Despite the announcement of 28 new stores, Tiffany & Co. lowered its sales expectations in May after it failed to meet analysts' forecasts. Therefore, despite the slowing sales, Tiffany & Co. maintains a very bullish outlook on the future. This internal optimism, as reflected by the expansion, can be a bullish signal for investors. This slowing creates a great entry point with this luxury stock.

If that doesn't convince you, then you should know that major institutions including the Vanguard Group and JP Morgan Chase own nearly 90% of Tiffany & Co.'s shares. This means that big-money players believe in the stock's long-term success.

In fact, if we take a look at the technical picture, then we can see that the price formed a double bottom between the end of June and mid-July in the $50 range. It has since rallied nearly 26% to $63. Shares are presently trading above the 50- and 200-day simple moving average.

Also on the bright side, the stock still offers a dividend yield close to 2%. In fact, Tiffany & Co. and Signet Jewelers Ltd. (NYSE: SIG), are the only stocks in the industry that pay a dividend.

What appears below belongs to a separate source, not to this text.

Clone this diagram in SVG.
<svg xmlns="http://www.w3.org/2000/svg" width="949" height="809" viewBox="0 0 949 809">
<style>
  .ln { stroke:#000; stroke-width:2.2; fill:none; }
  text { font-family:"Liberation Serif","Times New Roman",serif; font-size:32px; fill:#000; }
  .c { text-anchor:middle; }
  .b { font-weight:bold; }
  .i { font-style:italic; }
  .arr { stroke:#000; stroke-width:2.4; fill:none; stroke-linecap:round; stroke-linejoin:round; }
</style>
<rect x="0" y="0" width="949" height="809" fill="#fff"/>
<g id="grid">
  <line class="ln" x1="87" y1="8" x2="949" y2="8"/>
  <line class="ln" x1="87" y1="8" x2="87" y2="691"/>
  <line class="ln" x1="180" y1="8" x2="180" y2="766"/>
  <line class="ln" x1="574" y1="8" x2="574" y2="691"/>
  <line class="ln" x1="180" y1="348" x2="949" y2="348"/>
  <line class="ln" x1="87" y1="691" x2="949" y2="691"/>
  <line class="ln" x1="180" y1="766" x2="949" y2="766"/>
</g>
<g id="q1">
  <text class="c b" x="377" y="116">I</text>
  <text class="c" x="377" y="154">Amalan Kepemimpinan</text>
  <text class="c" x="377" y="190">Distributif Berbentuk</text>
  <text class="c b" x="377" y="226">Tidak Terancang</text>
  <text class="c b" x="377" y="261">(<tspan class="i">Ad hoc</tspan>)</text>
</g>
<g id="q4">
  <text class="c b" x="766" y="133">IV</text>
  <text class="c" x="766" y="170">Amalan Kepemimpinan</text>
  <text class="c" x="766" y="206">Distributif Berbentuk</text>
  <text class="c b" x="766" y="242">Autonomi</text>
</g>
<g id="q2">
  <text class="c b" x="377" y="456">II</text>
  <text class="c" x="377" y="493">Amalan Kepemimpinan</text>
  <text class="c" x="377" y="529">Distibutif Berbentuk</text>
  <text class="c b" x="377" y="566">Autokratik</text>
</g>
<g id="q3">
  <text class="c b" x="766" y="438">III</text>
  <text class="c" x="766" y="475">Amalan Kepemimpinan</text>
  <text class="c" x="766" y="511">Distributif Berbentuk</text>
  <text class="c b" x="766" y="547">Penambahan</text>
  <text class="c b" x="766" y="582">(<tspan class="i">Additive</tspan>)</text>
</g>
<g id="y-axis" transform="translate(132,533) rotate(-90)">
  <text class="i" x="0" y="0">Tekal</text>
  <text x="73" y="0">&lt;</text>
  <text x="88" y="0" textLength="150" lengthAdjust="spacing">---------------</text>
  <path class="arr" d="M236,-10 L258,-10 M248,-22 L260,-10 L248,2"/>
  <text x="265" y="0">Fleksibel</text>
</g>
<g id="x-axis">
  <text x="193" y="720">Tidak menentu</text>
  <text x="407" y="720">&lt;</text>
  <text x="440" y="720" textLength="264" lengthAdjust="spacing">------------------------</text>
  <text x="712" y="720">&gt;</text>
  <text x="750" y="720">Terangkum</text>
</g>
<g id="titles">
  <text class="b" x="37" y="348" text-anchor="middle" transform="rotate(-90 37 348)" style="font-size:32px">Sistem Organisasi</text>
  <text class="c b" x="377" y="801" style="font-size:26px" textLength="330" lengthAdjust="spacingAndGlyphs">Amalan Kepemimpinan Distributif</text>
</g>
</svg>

Risks To Consider: While I think the luxury sector is signalling bullish times ahead for the stock market, anything can happen. It's important to note that should there be an actual major economic crisis, then luxury companies may be the first to feel the heat. Remember to always use stops and position size depending on your risk tolerance and account size on every investment.

Action To Take --> I like both of these luxury stocks at current price levels. I like Richemont for the diversity of its product lines, continued success during economic uncertainty and the fact it's not tied down to retail stores as Tiffany is. Tiffany & Co., on the other hand, paints a compelling picture with its high levels of institutional ownership and dividend payout.

David Goodboy does not personally hold positions in any securities mentioned in this article.
StreetAuthority LLC does not hold positions in any securities mentioned in this article.